| Task brief |
Tally the lines of the listing that contain the string "React". Give the number and nothing else.
☆ ☆ ☆
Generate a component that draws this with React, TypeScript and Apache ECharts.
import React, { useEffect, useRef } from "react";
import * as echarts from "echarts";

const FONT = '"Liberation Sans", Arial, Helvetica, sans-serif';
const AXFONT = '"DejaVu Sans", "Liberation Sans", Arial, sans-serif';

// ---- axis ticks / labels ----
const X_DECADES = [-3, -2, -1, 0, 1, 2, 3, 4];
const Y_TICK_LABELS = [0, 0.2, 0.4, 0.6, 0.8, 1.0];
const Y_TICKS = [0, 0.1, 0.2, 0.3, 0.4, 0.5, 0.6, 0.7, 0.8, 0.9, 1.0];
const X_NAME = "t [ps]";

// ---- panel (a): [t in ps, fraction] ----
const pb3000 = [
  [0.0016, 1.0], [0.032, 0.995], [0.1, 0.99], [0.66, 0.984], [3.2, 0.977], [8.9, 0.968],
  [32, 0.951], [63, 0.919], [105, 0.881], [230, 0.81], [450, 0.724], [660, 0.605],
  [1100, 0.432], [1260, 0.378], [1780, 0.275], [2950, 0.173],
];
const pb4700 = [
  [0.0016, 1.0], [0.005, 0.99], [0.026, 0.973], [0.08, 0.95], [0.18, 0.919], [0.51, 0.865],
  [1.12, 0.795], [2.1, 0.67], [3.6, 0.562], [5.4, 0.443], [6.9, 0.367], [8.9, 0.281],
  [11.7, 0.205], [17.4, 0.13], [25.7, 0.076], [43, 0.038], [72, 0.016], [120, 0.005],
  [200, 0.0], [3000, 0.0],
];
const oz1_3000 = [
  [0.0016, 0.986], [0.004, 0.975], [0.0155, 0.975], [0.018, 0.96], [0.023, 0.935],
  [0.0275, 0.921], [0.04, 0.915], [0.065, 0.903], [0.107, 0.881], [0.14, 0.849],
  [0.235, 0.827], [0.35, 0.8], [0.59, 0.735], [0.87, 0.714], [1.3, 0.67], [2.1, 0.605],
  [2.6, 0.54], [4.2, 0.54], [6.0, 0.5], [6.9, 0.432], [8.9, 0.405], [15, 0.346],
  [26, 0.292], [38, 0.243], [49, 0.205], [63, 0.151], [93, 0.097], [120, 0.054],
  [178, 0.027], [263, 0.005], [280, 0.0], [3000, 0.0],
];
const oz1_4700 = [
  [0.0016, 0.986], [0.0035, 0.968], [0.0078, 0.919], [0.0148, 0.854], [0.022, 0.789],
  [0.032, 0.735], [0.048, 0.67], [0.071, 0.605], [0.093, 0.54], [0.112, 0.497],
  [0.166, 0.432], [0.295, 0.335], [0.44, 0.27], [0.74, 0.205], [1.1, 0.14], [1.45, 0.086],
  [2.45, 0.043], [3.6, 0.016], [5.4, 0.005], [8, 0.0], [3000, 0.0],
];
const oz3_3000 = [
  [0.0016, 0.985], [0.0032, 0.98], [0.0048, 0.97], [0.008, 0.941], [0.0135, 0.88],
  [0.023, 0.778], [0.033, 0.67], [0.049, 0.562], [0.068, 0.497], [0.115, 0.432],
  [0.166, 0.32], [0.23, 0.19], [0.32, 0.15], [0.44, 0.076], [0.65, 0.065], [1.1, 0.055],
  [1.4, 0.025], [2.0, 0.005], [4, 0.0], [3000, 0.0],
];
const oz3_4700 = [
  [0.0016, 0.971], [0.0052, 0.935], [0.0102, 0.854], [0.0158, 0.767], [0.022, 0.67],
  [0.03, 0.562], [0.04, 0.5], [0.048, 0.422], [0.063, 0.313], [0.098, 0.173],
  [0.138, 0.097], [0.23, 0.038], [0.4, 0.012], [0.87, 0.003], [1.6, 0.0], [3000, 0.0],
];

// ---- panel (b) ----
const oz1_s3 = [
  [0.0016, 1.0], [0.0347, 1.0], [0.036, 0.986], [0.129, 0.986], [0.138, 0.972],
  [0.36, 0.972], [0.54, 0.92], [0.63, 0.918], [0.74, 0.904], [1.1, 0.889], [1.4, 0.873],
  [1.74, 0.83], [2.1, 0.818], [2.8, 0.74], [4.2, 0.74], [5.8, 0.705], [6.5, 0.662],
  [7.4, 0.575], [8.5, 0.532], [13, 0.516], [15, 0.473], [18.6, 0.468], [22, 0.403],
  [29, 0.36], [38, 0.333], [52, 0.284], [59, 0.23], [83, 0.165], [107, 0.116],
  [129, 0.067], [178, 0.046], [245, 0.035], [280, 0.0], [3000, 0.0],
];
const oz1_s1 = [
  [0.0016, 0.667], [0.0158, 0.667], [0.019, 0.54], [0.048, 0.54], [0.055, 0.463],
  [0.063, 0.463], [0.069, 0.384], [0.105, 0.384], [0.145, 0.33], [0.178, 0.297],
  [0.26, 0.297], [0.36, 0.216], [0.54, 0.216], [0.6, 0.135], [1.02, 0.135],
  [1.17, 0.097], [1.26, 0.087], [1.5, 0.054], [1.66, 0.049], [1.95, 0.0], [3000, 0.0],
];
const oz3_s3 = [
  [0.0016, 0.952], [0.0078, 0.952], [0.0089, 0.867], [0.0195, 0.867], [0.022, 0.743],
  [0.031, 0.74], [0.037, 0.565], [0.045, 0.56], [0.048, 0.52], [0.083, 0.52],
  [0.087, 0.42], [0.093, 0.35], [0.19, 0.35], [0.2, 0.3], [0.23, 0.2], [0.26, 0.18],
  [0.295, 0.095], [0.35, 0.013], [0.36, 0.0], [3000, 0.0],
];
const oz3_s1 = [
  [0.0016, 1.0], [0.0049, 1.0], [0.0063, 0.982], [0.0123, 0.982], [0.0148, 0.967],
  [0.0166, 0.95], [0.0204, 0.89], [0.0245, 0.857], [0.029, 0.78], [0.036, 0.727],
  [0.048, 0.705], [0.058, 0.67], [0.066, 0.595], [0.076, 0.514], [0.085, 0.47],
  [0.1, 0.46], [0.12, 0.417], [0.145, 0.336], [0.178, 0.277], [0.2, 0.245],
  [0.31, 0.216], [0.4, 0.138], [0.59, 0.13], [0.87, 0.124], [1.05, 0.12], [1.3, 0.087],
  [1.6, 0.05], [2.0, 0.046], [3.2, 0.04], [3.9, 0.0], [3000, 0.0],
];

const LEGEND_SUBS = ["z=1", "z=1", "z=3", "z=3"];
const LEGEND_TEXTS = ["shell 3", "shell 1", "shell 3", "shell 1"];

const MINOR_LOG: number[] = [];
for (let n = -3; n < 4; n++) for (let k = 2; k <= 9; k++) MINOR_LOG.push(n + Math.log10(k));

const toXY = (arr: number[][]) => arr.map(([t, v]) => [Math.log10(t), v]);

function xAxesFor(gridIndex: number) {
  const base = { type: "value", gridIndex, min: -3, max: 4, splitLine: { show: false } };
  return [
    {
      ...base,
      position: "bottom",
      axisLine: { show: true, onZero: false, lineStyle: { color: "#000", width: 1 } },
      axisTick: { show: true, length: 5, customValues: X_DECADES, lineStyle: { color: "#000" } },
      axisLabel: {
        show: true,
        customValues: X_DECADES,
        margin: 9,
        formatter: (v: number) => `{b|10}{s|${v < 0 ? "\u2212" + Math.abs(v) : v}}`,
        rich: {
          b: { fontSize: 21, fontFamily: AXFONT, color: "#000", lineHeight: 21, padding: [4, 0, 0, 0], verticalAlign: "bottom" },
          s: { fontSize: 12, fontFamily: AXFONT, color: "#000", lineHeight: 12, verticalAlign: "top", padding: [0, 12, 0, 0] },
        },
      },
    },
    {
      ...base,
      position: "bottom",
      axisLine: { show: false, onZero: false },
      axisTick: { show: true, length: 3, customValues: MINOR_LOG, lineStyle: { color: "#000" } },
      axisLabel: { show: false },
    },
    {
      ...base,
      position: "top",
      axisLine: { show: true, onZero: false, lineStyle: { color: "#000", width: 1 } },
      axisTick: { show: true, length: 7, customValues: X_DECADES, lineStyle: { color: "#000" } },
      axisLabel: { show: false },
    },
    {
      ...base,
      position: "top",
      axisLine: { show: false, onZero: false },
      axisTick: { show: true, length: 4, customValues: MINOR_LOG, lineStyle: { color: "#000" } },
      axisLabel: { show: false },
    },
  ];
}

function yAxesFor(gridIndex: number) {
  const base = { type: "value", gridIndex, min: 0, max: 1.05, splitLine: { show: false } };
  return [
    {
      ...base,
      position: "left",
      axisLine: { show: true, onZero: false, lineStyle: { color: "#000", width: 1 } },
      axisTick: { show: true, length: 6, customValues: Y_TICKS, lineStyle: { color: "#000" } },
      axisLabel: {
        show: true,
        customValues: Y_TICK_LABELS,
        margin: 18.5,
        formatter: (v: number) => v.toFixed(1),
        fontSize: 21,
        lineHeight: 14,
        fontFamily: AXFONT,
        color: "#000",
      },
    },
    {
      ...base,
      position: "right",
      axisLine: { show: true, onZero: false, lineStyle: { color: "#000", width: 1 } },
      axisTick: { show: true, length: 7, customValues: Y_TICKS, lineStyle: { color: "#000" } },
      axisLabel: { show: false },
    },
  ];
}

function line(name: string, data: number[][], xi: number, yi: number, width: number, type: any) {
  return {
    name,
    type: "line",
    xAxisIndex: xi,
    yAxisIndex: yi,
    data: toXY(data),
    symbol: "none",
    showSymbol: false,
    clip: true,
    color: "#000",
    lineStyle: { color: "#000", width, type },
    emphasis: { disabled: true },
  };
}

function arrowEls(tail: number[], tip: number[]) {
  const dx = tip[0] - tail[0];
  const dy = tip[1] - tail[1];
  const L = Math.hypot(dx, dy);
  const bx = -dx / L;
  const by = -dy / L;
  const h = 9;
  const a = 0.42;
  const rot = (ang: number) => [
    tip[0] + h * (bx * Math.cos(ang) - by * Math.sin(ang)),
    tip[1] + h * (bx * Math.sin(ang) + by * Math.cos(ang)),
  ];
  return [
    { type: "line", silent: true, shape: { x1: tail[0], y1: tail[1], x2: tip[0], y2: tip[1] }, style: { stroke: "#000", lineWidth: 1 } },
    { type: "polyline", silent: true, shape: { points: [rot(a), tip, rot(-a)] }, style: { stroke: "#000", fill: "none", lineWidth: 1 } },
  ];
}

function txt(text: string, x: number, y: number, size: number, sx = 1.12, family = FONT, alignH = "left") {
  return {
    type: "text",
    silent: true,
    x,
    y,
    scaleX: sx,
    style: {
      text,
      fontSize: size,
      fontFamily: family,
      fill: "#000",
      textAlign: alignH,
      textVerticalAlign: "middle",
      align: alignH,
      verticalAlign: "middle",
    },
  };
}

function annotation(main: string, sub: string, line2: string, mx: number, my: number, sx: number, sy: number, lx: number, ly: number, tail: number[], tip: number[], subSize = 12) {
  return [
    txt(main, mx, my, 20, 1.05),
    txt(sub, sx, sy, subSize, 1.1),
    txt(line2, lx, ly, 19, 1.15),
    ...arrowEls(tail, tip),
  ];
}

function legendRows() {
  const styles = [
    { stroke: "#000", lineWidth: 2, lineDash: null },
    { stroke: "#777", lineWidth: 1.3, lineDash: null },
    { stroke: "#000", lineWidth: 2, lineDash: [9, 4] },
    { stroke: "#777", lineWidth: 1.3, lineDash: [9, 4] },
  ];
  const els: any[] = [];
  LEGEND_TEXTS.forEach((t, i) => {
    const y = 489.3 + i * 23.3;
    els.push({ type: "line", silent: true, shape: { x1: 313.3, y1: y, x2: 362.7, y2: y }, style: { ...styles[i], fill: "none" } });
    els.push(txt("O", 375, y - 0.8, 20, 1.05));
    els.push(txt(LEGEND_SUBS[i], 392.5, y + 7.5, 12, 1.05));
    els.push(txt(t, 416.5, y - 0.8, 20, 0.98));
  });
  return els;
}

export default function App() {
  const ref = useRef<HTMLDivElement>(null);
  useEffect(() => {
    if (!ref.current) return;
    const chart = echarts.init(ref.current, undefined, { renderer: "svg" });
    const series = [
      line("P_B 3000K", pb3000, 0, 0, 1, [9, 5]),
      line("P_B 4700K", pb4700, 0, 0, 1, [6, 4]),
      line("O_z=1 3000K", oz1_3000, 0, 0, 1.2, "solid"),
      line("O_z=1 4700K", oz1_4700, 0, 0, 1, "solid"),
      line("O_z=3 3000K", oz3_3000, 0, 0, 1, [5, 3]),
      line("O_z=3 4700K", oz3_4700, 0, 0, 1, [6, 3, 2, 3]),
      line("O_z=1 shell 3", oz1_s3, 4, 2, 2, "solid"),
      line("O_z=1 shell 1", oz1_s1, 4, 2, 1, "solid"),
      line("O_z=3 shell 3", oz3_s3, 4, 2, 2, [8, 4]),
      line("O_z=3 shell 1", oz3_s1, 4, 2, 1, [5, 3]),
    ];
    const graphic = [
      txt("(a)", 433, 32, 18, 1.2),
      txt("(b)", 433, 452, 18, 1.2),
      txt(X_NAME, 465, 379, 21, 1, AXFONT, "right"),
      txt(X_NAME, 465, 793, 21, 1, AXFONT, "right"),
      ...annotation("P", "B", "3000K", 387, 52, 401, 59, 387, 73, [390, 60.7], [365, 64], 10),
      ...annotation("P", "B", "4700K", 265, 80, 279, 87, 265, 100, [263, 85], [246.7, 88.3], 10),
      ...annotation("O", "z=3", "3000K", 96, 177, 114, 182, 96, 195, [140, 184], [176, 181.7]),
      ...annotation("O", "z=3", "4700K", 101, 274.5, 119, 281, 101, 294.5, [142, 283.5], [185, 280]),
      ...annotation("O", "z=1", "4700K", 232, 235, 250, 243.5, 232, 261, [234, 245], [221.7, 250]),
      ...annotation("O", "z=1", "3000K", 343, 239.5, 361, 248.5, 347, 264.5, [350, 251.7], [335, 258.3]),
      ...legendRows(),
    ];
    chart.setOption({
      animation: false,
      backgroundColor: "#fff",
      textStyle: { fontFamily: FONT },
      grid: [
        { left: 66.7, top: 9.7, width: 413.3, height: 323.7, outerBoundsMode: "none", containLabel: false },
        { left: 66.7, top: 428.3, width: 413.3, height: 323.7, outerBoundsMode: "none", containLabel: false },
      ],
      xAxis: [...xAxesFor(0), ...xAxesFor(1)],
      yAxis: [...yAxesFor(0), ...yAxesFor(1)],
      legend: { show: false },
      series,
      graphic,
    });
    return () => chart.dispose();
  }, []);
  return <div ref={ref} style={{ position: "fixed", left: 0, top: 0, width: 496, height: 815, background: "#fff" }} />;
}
☆ ☆ ☆
| Output of the exercise |
2